> **Task goal**
Reproduce every line of the listing as written, apart from the pictures.

> **Supplied data**
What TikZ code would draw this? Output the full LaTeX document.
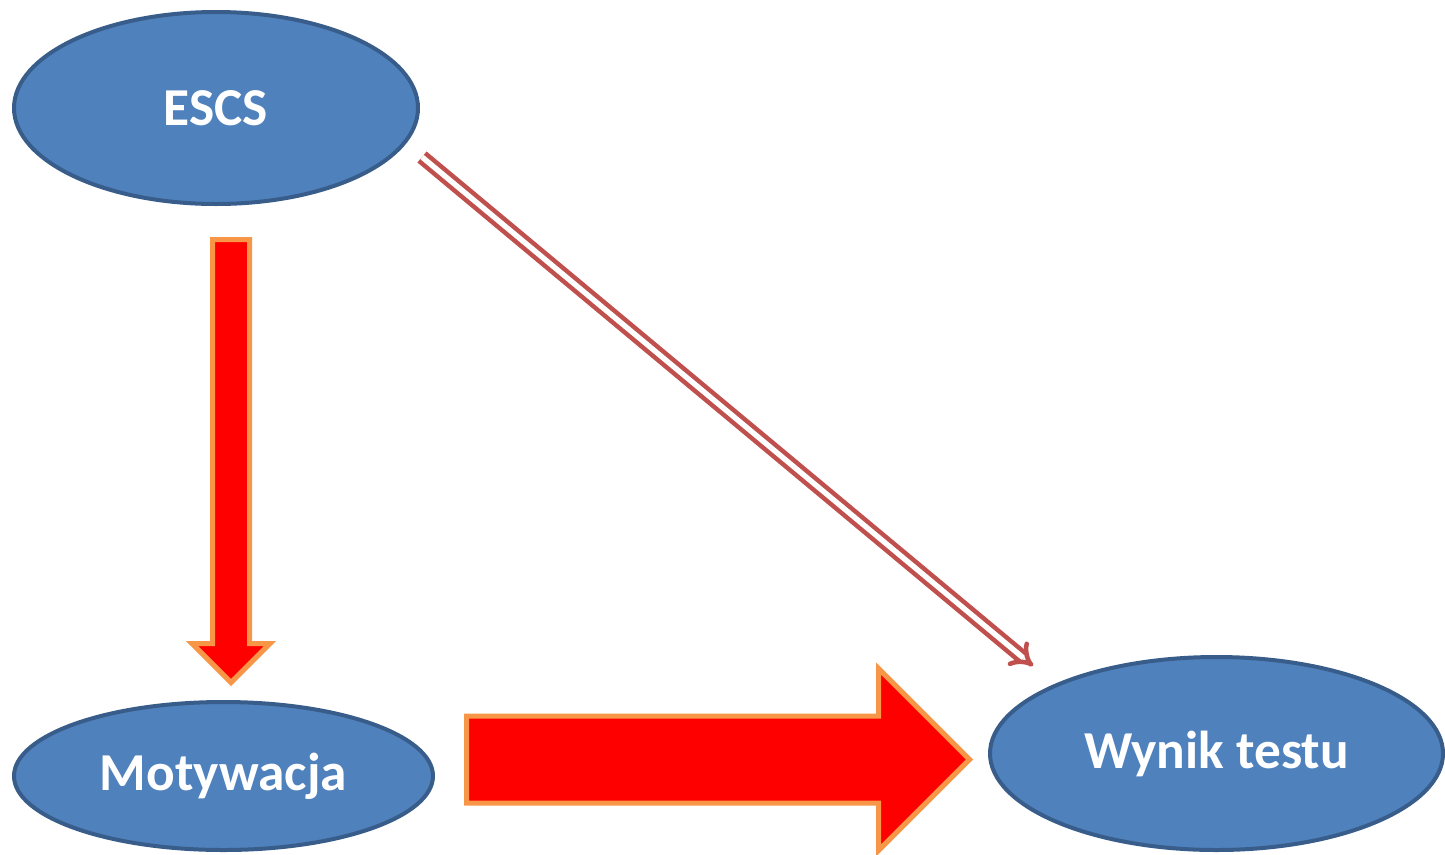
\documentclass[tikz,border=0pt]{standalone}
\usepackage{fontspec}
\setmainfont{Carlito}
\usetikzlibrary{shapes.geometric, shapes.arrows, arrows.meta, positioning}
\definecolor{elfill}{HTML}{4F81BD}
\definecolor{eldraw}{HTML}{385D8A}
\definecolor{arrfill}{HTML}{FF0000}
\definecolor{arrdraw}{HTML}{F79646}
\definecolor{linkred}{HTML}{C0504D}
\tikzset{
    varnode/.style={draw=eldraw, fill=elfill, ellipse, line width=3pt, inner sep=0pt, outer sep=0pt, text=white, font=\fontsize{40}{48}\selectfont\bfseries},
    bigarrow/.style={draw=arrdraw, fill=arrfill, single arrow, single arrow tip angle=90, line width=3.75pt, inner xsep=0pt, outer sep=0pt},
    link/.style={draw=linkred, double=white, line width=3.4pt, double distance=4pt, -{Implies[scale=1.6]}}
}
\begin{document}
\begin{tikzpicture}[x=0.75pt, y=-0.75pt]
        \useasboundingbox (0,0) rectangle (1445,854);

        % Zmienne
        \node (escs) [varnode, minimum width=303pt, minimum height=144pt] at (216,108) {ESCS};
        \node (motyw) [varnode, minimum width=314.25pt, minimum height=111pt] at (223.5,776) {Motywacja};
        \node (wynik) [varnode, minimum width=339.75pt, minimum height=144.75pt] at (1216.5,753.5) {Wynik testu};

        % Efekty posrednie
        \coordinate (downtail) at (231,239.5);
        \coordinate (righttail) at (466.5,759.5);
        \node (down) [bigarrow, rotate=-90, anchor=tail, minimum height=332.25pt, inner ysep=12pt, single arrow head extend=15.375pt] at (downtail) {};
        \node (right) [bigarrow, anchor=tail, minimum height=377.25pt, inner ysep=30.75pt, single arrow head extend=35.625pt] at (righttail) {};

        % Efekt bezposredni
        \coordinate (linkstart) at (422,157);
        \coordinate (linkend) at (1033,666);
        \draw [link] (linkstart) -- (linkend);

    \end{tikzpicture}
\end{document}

> **Written reply**
What TikZ code would draw this? Output the full LaTeX document.
\documentclass[tikz,border=0pt]{standalone}
\usepackage{fontspec}
\setmainfont{Carlito}
\usetikzlibrary{shapes.geometric, shapes.arrows, arrows.meta, positioning}
\definecolor{elfill}{HTML}{4F81BD}
\definecolor{eldraw}{HTML}{385D8A}
\definecolor{arrfill}{HTML}{FF0000}
\definecolor{arrdraw}{HTML}{F79646}
\definecolor{linkred}{HTML}{C0504D}
\tikzset{
    varnode/.style={draw=eldraw, fill=elfill, ellipse, line width=3pt, inner sep=0pt, outer sep=0pt, text=white, font=\fontsize{40}{48}\selectfont\bfseries},
    bigarrow/.style={draw=arrdraw, fill=arrfill, single arrow, single arrow tip angle=90, line width=3.75pt, inner xsep=0pt, outer sep=0pt},
    link/.style={draw=linkred, double=white, line width=3.4pt, double distance=4pt, -{Implies[scale=1.6]}}
}
\begin{document}
\begin{tikzpicture}[x=0.75pt, y=-0.75pt]
        \useasboundingbox (0,0) rectangle (1445,854);

        % Zmienne
        \node (escs) [varnode, minimum width=303pt, minimum height=144pt] at (216,108) {ESCS};
        \node (motyw) [varnode, minimum width=314.25pt, minimum height=111pt] at (223.5,776) {Motywacja};
        \node (wynik) [varnode, minimum width=339.75pt, minimum height=144.75pt] at (1216.5,753.5) {Wynik testu};

        % Efekty posrednie
        \coordinate (downtail) at (231,239.5);
        \coordinate (righttail) at (466.5,759.5);
        \node (down) [bigarrow, rotate=-90, anchor=tail, minimum height=332.25pt, inner ysep=12pt, single arrow head extend=15.375pt] at (downtail) {};
        \node (right) [bigarrow, anchor=tail, minimum height=377.25pt, inner ysep=30.75pt, single arrow head extend=35.625pt] at (righttail) {};

        % Efekt bezposredni
        \coordinate (linkstart) at (422,157);
        \coordinate (linkend) at (1033,666);
        \draw [link] (linkstart) -- (linkend);

    \end{tikzpicture}
\end{document}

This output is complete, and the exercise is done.